In tutte queste domande la leadership forse è interpretata come funzione della capacità di marketing del personaggio pubblico? Ma un leader cosa deve fare oltre a sapersi vendere?
«Un leader è un riferimento, una guida a cui le persone si affidano per essere condotte in un futuro migliore. Deve avere capacità di Vision facendo vedere e toccare come sarà il Paese tra 5 o 10 anni, deve avere dei Valori nei quali si riconosce ed è integro. Deve avere delle capacità realizzative straordinarie per trasformare la Vision in realtà».
E quanto la leadership è funzione di una rottura, di un salto, di una cesura: perché ci si ricorda di Berlusconi, Renzi e Marchionne? Perché Diego Della Valle? Perché Lapo Elkann? Perché Joe Bastianich?
«Le persone che sta nominando sono tutte persone che hanno dimostrato di avere doti realizzative straordinarie, personalità forti e e grandi capacità comunicative. Inoltre sono persone che sono state in grado di interpretare al meglio il presente che stavano vivendo e i cambiamenti in atto creando una discontinuità e innovando».

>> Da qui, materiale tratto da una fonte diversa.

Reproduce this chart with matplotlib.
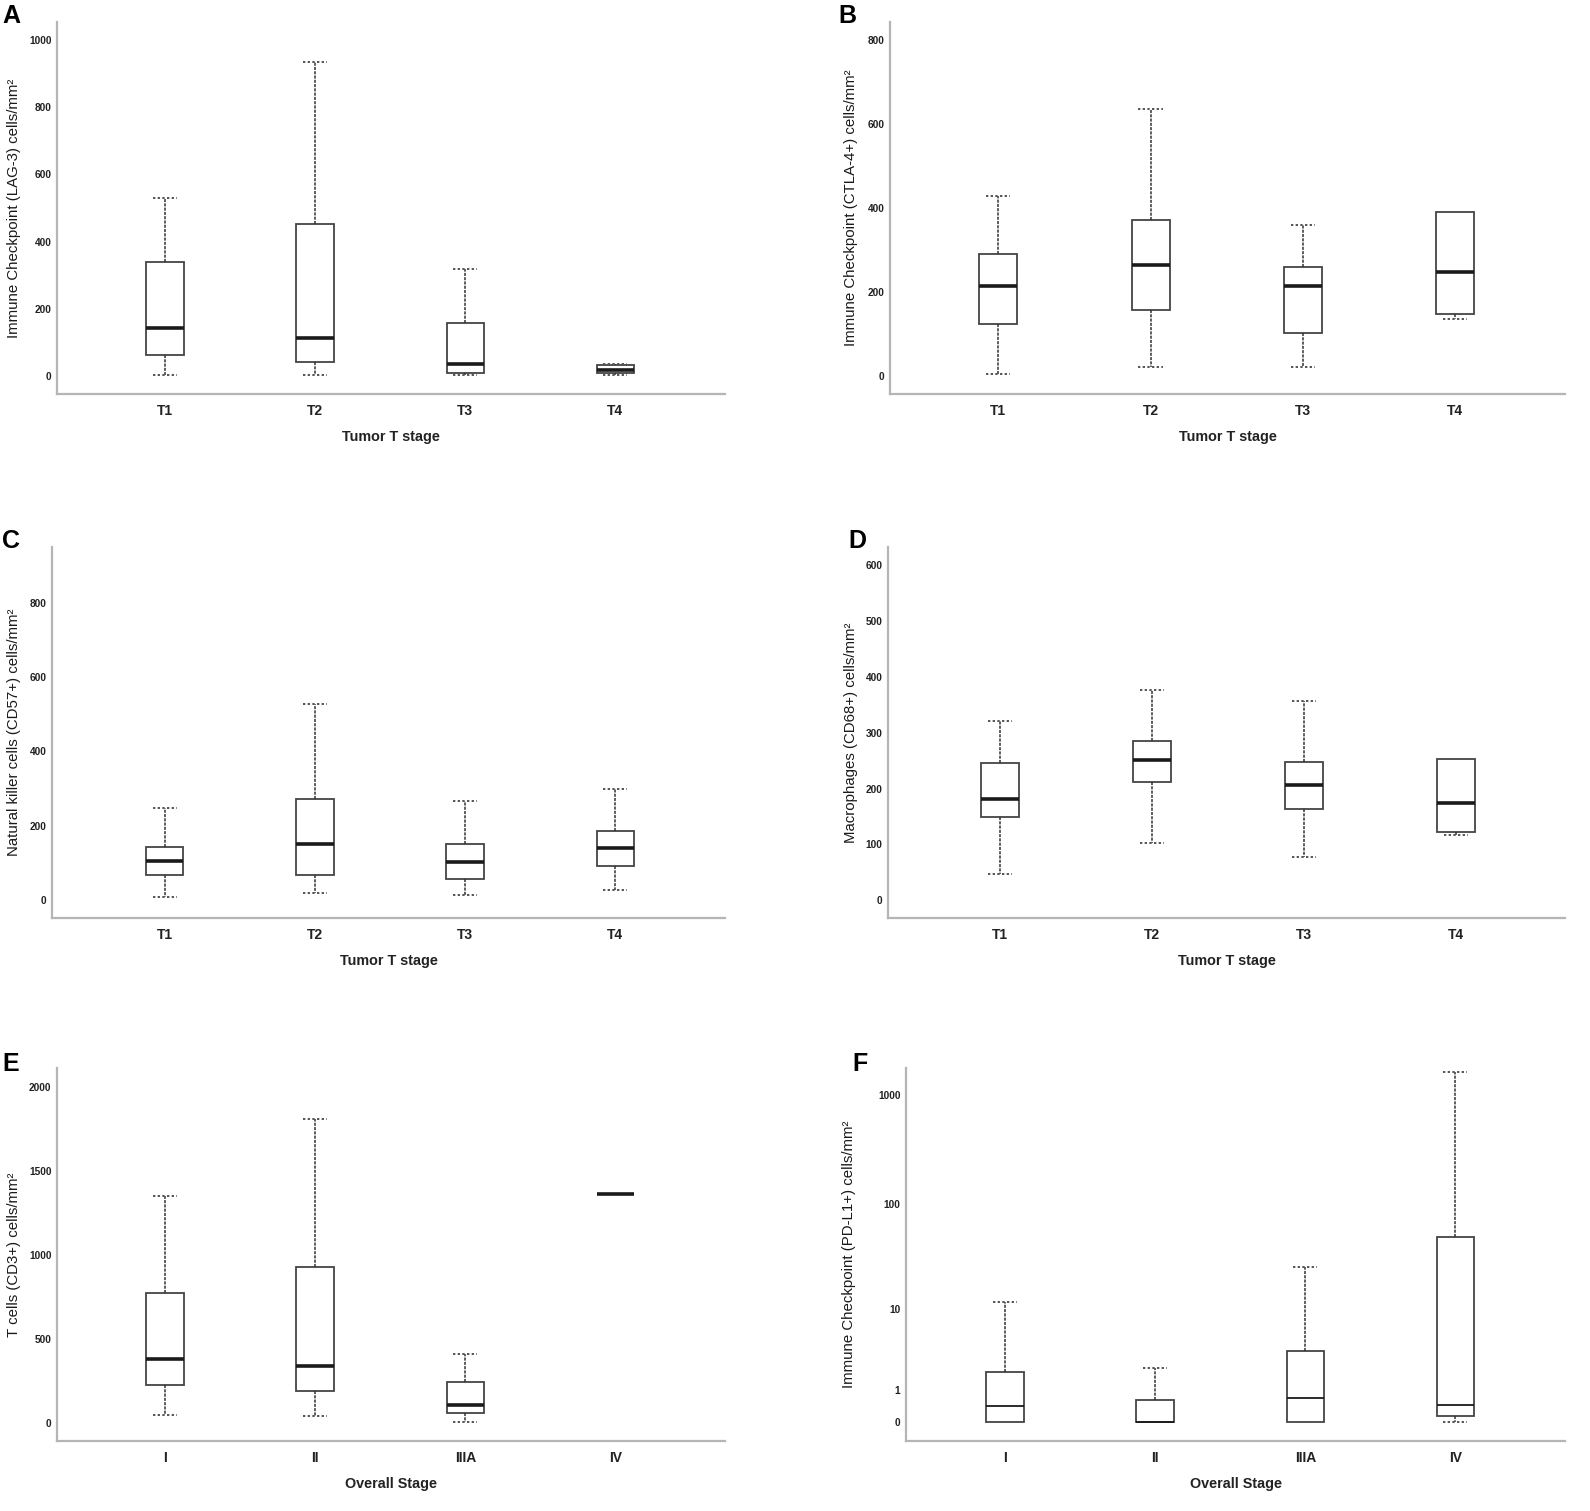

O forse è anche leader chi è più tranquillo, almeno in apparenza? Come l’Avvocato e Luca di Montezemolo? Ma allora perché i banchieri che generalmente sono conservatori non fanno breccia in positivo nell’opinione pubblica?
«Non sempre infatti per essere dei leader bisogna “fare rumore”. L’Avvocato appariva poco ma si faceva sentire parecchio, aveva uno stile che ancora adesso sta facendo scuola. Luca di Montezemolo ha avuto risultati straordinari con la Ferrari e la capacità di scegliere Marchionne per la guida della rinascita della Fiat. I banchieri non fanno breccia perché rappresentano un mondo in grandissima crisi valoriale e senza valori non si può essere dei leader».